WHAT IS EXPECTED: Print exactly the lines that run from the line containing "Emit a Python" to the line containing "df = pd.DataFrame(rows)", both included, and nothing else; pictures stay out.

RAW RECORDS:
## Begin

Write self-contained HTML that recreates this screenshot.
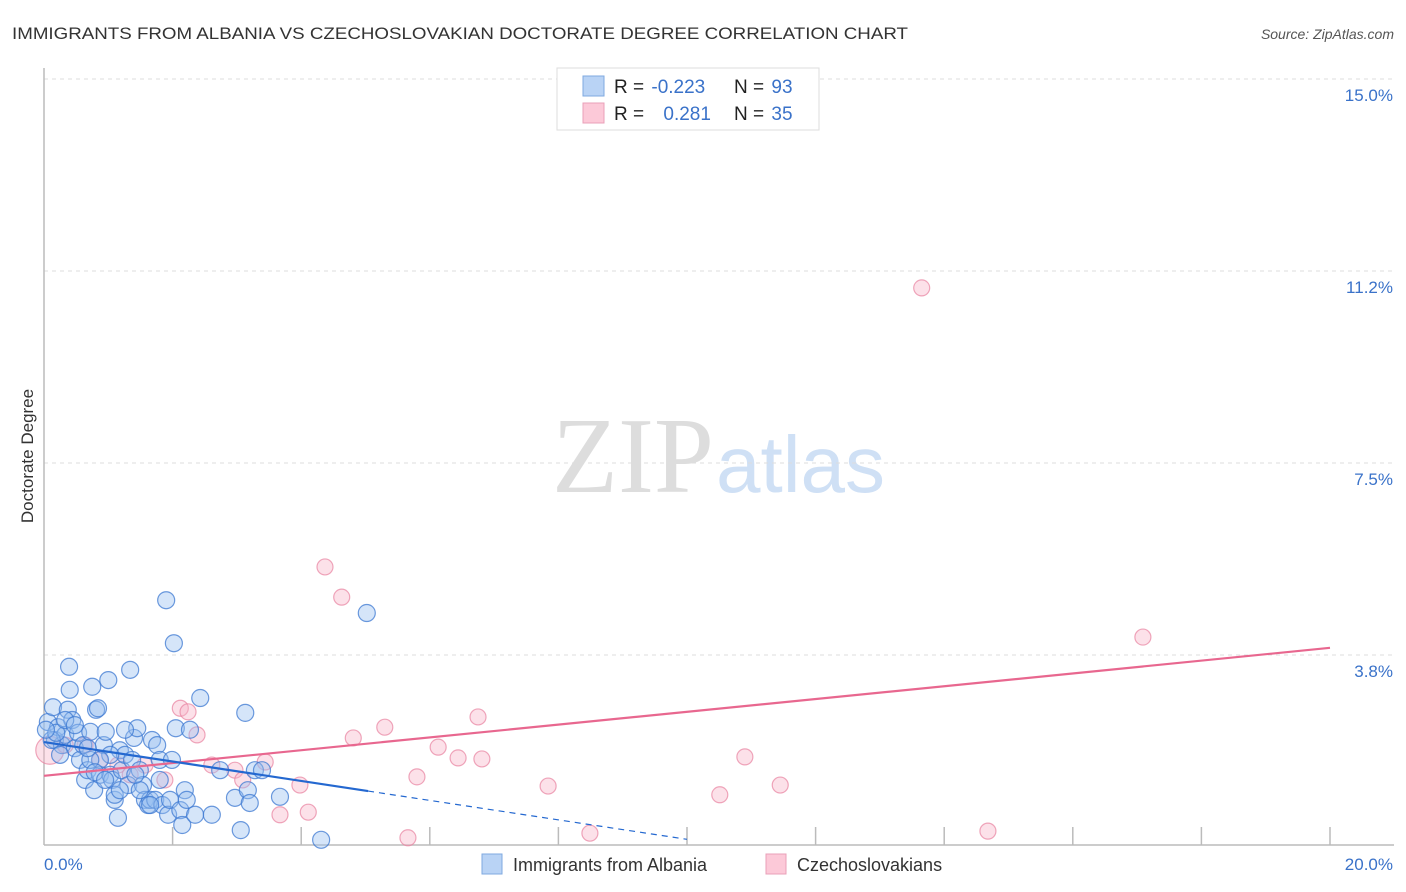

## End
## Begin

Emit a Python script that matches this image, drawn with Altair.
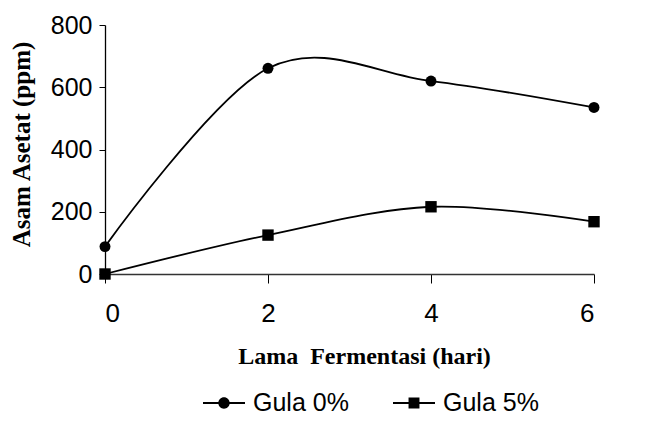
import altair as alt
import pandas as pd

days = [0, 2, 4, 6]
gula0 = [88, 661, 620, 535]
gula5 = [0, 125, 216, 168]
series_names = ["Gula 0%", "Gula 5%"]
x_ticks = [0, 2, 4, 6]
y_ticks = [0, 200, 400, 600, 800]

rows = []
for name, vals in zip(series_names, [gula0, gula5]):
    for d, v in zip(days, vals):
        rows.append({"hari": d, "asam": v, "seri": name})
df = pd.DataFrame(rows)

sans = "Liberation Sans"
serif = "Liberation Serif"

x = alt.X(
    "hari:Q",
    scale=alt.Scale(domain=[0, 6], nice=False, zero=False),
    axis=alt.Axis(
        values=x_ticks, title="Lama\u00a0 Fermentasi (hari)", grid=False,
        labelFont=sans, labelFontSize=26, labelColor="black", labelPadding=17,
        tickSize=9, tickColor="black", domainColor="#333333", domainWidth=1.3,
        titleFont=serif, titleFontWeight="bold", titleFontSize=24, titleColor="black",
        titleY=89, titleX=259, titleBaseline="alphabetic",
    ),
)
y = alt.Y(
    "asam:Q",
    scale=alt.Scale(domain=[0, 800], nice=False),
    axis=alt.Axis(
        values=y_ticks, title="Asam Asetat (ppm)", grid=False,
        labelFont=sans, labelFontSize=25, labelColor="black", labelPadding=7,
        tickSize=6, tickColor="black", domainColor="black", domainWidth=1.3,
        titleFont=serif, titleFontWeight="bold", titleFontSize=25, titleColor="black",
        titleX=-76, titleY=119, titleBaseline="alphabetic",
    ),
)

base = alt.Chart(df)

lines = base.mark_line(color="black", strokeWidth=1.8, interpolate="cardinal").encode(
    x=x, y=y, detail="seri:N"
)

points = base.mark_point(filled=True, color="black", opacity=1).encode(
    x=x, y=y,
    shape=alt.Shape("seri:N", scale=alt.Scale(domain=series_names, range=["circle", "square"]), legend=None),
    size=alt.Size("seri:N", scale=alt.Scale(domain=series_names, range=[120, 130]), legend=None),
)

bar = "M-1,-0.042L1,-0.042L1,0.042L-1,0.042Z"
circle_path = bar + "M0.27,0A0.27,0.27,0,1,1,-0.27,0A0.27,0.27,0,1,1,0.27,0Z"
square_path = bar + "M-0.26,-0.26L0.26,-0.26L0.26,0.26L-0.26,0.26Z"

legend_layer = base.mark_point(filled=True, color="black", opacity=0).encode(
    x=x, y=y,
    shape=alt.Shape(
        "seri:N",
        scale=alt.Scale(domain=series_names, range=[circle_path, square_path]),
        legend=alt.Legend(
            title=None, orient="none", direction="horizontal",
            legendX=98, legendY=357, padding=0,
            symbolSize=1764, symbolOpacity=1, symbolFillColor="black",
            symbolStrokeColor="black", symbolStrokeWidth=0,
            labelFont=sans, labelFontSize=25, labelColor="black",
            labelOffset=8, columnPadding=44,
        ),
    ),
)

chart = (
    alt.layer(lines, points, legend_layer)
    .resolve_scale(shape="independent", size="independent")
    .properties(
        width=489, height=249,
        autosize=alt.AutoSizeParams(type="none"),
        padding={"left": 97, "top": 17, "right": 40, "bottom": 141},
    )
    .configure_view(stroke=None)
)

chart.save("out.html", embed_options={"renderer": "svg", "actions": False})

## End

ANSWER TO THE TASK:
Emit a Python script that matches this image, drawn with Altair.
import altair as alt
import pandas as pd

days = [0, 2, 4, 6]
gula0 = [88, 661, 620, 535]
gula5 = [0, 125, 216, 168]
series_names = ["Gula 0%", "Gula 5%"]
x_ticks = [0, 2, 4, 6]
y_ticks = [0, 200, 400, 600, 800]

rows = []
for name, vals in zip(series_names, [gula0, gula5]):
    for d, v in zip(days, vals):
        rows.append({"hari": d, "asam": v, "seri": name})
df = pd.DataFrame(rows)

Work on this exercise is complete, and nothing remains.